— DATA RECORDS —
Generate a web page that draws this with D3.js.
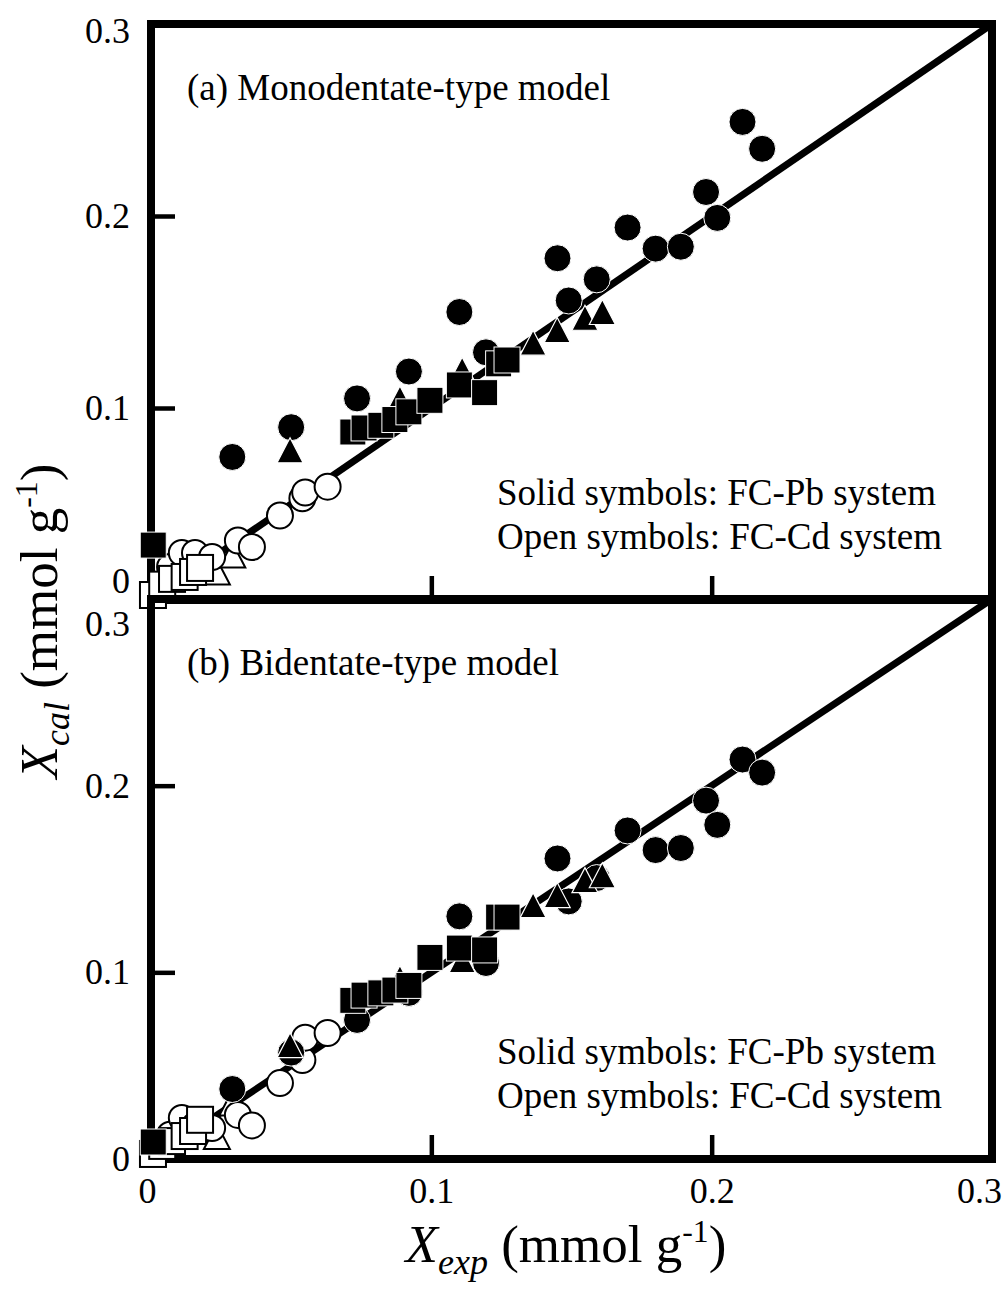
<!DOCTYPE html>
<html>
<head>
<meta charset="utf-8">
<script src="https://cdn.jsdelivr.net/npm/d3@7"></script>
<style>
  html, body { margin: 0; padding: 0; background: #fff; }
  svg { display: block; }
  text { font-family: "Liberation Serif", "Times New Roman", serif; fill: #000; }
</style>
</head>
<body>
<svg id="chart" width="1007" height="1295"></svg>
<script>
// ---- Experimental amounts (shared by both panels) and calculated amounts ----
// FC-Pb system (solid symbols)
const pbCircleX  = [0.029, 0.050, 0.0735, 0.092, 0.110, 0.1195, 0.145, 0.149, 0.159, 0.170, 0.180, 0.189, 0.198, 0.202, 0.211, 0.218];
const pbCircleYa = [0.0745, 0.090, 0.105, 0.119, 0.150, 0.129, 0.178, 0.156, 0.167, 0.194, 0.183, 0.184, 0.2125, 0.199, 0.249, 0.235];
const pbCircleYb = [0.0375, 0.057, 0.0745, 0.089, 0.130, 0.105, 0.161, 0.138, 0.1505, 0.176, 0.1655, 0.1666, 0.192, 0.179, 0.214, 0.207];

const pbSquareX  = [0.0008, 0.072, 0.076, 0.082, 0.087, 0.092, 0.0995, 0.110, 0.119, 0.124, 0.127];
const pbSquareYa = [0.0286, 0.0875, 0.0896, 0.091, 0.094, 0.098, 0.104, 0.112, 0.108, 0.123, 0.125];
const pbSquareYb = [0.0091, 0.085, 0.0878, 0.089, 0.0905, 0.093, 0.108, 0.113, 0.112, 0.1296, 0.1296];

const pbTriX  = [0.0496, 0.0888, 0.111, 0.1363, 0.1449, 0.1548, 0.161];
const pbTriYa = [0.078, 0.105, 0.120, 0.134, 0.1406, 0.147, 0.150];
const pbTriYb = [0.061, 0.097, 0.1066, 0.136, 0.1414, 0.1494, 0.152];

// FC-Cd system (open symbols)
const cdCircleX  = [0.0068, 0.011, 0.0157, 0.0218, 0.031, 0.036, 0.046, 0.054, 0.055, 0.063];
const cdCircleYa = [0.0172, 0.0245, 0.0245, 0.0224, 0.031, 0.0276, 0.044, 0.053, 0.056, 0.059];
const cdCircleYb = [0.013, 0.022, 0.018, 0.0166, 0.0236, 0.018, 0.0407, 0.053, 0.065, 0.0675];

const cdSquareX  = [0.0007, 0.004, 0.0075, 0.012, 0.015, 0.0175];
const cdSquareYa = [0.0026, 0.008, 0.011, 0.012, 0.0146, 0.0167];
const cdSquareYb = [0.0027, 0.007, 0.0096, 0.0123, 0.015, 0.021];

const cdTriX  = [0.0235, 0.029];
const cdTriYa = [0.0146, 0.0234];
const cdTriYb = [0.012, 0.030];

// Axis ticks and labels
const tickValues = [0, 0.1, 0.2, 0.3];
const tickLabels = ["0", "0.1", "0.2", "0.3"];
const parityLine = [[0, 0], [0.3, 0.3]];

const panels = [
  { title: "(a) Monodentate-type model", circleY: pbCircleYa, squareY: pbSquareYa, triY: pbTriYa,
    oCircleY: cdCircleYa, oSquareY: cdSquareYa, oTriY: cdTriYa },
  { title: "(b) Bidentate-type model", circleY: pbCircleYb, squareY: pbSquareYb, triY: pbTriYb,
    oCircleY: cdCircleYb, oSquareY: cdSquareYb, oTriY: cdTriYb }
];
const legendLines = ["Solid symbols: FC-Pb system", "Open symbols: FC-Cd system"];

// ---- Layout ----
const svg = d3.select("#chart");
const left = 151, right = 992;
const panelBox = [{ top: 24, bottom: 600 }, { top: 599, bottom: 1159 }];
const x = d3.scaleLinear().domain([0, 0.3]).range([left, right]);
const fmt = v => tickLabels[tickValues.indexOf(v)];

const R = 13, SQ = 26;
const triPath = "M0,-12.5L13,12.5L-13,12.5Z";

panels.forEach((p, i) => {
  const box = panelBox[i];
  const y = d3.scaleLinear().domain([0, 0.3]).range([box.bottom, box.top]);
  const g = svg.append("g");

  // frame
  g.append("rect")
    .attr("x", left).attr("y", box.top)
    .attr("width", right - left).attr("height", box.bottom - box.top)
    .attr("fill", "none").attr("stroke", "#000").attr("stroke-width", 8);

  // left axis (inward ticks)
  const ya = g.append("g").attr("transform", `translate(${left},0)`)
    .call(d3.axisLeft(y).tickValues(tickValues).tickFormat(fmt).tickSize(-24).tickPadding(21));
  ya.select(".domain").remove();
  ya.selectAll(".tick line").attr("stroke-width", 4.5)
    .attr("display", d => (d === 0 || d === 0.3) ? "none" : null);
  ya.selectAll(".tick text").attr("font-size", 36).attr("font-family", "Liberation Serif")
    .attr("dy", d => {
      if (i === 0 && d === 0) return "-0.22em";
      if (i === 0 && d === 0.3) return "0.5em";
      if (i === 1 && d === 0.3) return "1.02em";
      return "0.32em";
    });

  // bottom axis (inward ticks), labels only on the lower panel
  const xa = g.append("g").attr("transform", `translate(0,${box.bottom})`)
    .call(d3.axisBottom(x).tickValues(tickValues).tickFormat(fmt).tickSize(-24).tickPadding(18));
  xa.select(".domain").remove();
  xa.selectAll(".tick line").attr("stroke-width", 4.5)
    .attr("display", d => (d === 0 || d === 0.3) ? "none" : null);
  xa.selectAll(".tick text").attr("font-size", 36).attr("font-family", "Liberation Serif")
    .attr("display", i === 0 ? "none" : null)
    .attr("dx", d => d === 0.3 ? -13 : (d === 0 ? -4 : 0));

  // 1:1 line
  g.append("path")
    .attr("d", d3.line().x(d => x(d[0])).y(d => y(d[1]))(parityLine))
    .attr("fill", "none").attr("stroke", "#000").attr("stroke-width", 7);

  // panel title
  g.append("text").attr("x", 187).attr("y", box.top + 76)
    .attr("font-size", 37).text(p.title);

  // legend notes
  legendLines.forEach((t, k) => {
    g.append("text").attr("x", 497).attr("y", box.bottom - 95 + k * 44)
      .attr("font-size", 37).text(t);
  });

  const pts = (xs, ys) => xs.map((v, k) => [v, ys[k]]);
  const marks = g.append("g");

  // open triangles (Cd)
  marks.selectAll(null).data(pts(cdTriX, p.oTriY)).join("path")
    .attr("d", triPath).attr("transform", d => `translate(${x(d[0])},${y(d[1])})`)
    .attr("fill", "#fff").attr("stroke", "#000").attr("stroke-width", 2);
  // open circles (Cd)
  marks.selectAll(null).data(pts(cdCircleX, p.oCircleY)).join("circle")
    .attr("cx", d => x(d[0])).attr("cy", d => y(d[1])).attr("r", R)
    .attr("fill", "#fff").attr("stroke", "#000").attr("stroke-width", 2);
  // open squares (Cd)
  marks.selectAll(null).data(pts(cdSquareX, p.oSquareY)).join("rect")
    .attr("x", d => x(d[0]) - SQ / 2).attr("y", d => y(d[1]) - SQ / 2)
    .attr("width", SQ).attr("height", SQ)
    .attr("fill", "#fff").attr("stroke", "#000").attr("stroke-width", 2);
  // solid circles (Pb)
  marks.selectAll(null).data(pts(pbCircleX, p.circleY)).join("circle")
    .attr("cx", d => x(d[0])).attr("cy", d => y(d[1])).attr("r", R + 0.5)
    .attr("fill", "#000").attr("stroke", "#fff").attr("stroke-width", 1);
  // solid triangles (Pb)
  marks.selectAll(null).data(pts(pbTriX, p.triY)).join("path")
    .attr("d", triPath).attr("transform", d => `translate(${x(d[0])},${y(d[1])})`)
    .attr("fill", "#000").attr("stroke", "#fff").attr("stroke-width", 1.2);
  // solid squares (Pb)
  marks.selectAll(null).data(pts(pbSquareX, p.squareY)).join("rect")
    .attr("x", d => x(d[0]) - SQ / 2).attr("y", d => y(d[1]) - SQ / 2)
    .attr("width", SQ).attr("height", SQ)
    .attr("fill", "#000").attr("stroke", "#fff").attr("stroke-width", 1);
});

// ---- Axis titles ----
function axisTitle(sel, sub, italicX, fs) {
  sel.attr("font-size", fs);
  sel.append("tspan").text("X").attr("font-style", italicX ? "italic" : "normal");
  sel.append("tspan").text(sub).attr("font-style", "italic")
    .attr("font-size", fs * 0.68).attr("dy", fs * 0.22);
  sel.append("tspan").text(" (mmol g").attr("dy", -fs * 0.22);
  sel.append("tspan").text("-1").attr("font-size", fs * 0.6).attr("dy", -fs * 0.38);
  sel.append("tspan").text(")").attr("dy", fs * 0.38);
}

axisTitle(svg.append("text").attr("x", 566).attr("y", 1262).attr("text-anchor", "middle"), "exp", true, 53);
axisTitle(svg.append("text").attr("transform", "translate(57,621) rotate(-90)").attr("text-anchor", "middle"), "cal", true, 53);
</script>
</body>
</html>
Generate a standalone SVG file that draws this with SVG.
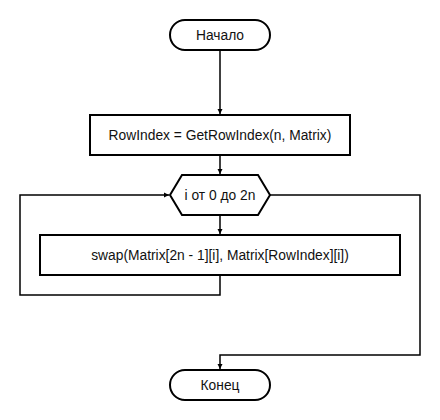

— TASK DETAILS —
Reply with the number of lines in the data that include the string "draws" and nothing else.

— EXERCISE ANSWER —
2